Certains prisonniers sont même privés de visites.
Quels
sont vos contacts avec le consulat de France
?
Salah
Hamouri:
J’ai reçu la visite du consul et du vice-consul de Jérusalem quand
j’étais détenu au centre d’interrogatoire Al Moskobieh, à Jérusalem. À chaque
audience, un représentant du consulat a été présent et j’ai également reçu la
visite du consul général de Tel-Aviv dans la prison du Néguev. Sa première
demande de visite avait été refusée quelques jours avant. J’ai appris que les
élus français qui souhaitaient me rencontrer ne l’ont pas pu. Lors de ma
précédente incarcération, je recevais régulièrement des visites du consul ainsi
que d’élus français. C’est scandaleux que la diplomatie française se fasse
ainsi mépriser par l’occupant et ne tape pas du poing sur la table afin de
permettre à l’un de ses citoyens emprisonnés de recevoir les visites d’élus, de
recevoir son courrier et d’être bien évidemment libéré au plus vite.
Comment
jugez-vous le silence des plus hautes autorités françaises
?
Salah
Hamouri:
On a bien vu, lors de ma précédente incarcération, que le silence des
autorités françaises ne peut être brisé que grâce à votre solidarité. Ce
silence, qui pèse aujourd’hui, est sûrement dû au fait qu’une pression de la
force occupante et de ses soutiens est mise sur l’État français qui amène notre
président à ne pas parler de ma situation. Il faut que la France soit
courageuse et qu’elle brise ce silence pour me défendre et se défendre
elle-même contre toute subordination.
Il est
temps que la France soit de retour et soutienne les peuples sous occupation et
sous la domination des forces impérialistes. La France doit me considérer comme
n’importe quel autre citoyen français et faire respecter fermement mes droits
d’autant plus que l’État israélien me prive de mes droits les plus élémentaires
avec cette détention administrative. La France ne doit pas se soumettre aux
pressions américaines, israéliennes, ni aux amis de Netanyahou.

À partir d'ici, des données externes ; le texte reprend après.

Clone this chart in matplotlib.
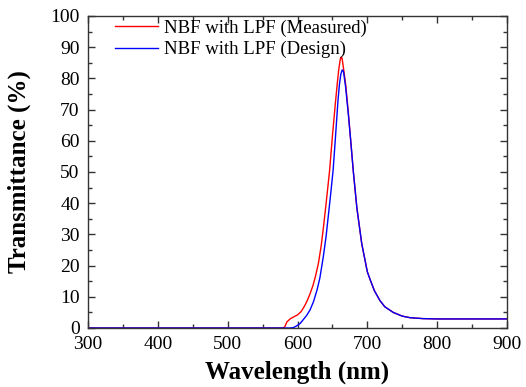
import matplotlib
matplotlib.use("Agg")
import matplotlib.pyplot as plt
import numpy as np

# Measured curve (NBF with LPF)
wl_meas = [300, 400, 500, 570, 580, 582, 585, 590, 595, 600, 605, 610, 614, 618, 622, 626, 630,
           634, 637, 641, 646, 650, 654, 657, 659, 661, 662, 663, 664, 666, 669, 673, 676,
           680, 685, 692, 700, 704, 710, 718, 725, 737, 750, 761, 780, 800, 850, 900]
t_meas = [0, 0, 0, 0, 0, 0.5, 2.0, 3.0, 3.6, 4.2, 5.2, 7.0, 8.8, 11.0, 13.5, 16.8, 20.8,
          26.5, 32.0, 40.0, 50.6, 61.5, 71.5, 78.5, 82.7, 85.8, 86.7, 86.8, 86.2, 83.0, 78.0, 68.5, 60.5,
          50.0, 38.5, 27.0, 18.0, 15.5, 12.0, 8.8, 6.8, 5.0, 3.8, 3.3, 3.0, 2.9, 2.9, 2.9]

# Design curve (NBF with LPF)
wl_des = [300, 400, 500, 580, 590, 595, 599, 604, 608, 613, 618, 623, 628, 632, 637,
          641, 644, 648, 651, 654, 658, 660, 662, 664, 665, 666, 669, 673, 676,
          680, 685, 692, 700, 704, 710, 718, 725, 737, 750, 761, 780, 800, 850, 900]
t_des = [0, 0, 0, 0, 0, 0.2, 0.7, 1.5, 2.6, 4.0, 5.8, 8.5, 12.2, 16.0, 22.9,
         29.5, 35.7, 44.0, 50.6, 60.0, 73.0, 78.0, 81.3, 82.7, 82.6, 82.0, 77.0, 68.0, 60.5,
         50.0, 38.5, 27.0, 18.0, 15.5, 12.0, 8.8, 6.8, 5.0, 3.8, 3.3, 3.0, 2.9, 2.9, 2.9]

xticks = [300, 400, 500, 600, 700, 800, 900]
yticks = [0, 10, 20, 30, 40, 50, 60, 70, 80, 90, 100]

plt.rcParams['font.family'] = ['Liberation Serif', 'DejaVu Serif']

fig = plt.figure(figsize=(5.26, 3.87), dpi=100)
ax = fig.add_axes([0.1673, 0.1525, 0.7966, 0.8062])

ax.plot(wl_meas, t_meas, color='#ff0000', lw=1.0, label='NBF with LPF (Measured)')
ax.plot(wl_des, t_des, color='#0000ff', lw=1.0, label='NBF with LPF (Design)')

ax.set_xlim(300, 900)
ax.set_ylim(0, 100)
ax.set_xticks(xticks)
ax.set_yticks(yticks)
ax.set_xticks(np.arange(350, 900, 100), minor=True)
ax.set_yticks(np.arange(5, 100, 10), minor=True)
ax.tick_params(which='both', direction='in', top=True, right=True, labelsize=14, color='#333333')
ax.tick_params(which='major', length=5, width=1)
ax.tick_params(axis='y', which='major', pad=6)
ax.tick_params(axis='x', which='major', pad=6)
ax.tick_params(which='minor', length=3, width=1)
for s in ax.spines.values():
    s.set_color('#333333')
    s.set_linewidth(1.0)

ax.set_xlabel('Wavelength (nm)', fontsize=18, fontweight='bold', labelpad=5)
ax.set_ylabel('Transmittance (%)', fontsize=18, fontweight='bold', labelpad=14)

ax.legend(loc='upper left', bbox_to_anchor=(0.064, 0.988), frameon=False, fontsize=13.5,
          handlelength=2.3, handletextpad=0.3, labelspacing=0.22, borderpad=0, borderaxespad=0)

fig.savefig('out.png', dpi=100)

Elle doit
prendre une position claire pour défendre les droits des Français partout dans
le monde.
Est-ce
que la campagne lancée en France est importante pour vous
?
Salah
Hamouri:
Énormément
! Elle me touche mais elle touche également tous mes camarades. Nous
vous envoyons nos sincères salutations et tous nos remerciements. Quand j’ai
appris que, malgré la toute première décision du tribunal (libération
conditionnelle), je n’allais pas être libéré mais placé en détention
administrative, j’étais persuadé que le mouvement de solidarité avait déjà
commencé en France. Je sais bien que ma libération en 2011 avait été obtenue
grâce à la grande et belle mobilisation qui existait en France. Je suis
emprisonné depuis 100 jours, je peux constater les effets de la campagne, et
mes avocats me témoignent qu’elle a pris plus d’ampleur encore que la
précédente
! Cette
lutte que vous menez aujourd’hui en France est basée sur le long terme et il
faudra ne rien lâcher, même si cela prend du temps, mais vos efforts finiront
par payer. Cette résistance que vous menez en France, cette solidarité qui
grandit chaque jour ont dépassé les frontières de la France et ont une
résonance énorme. Votre solidarité est le seul moyen pour que notre souffrance
soit connue dans le monde et qu’il y soit mis un terme.
Avez-vous
un appel à lancer
?
Salah
Hamouri:
Vous êtes un espoir pour des milliers de gens dans les Bastille
israéliennes. Il est primordial de dénoncer ce que les autorités israéliennes
font aux Palestiniens et, en particulier, aux enfants qui sont trop nombreux à
connaître les prisons de l’occupant. Il s’agit là d’un véritable projet pour
casser l’enfance palestinienne. Vous êtes les porte-voix de notre résistance en
Europe et partout dans le monde. Soyez-en bien sûr, la prison ne sera jamais le
lieu où l’occupant pourra enterrer nos rêves et notre espoir
! Chaque jour, nous sommes plus
convaincus que la résistance est notre droit et notre devoir et qu’elle nous
permettra d’arracher nos droits nationaux, d’obtenir notre liberté et notre
indépendance. Chaque action que vous menez nous envoie des rayons de soleil qui
réchauffent nos cellules sombres dans l’hiver froid du désert.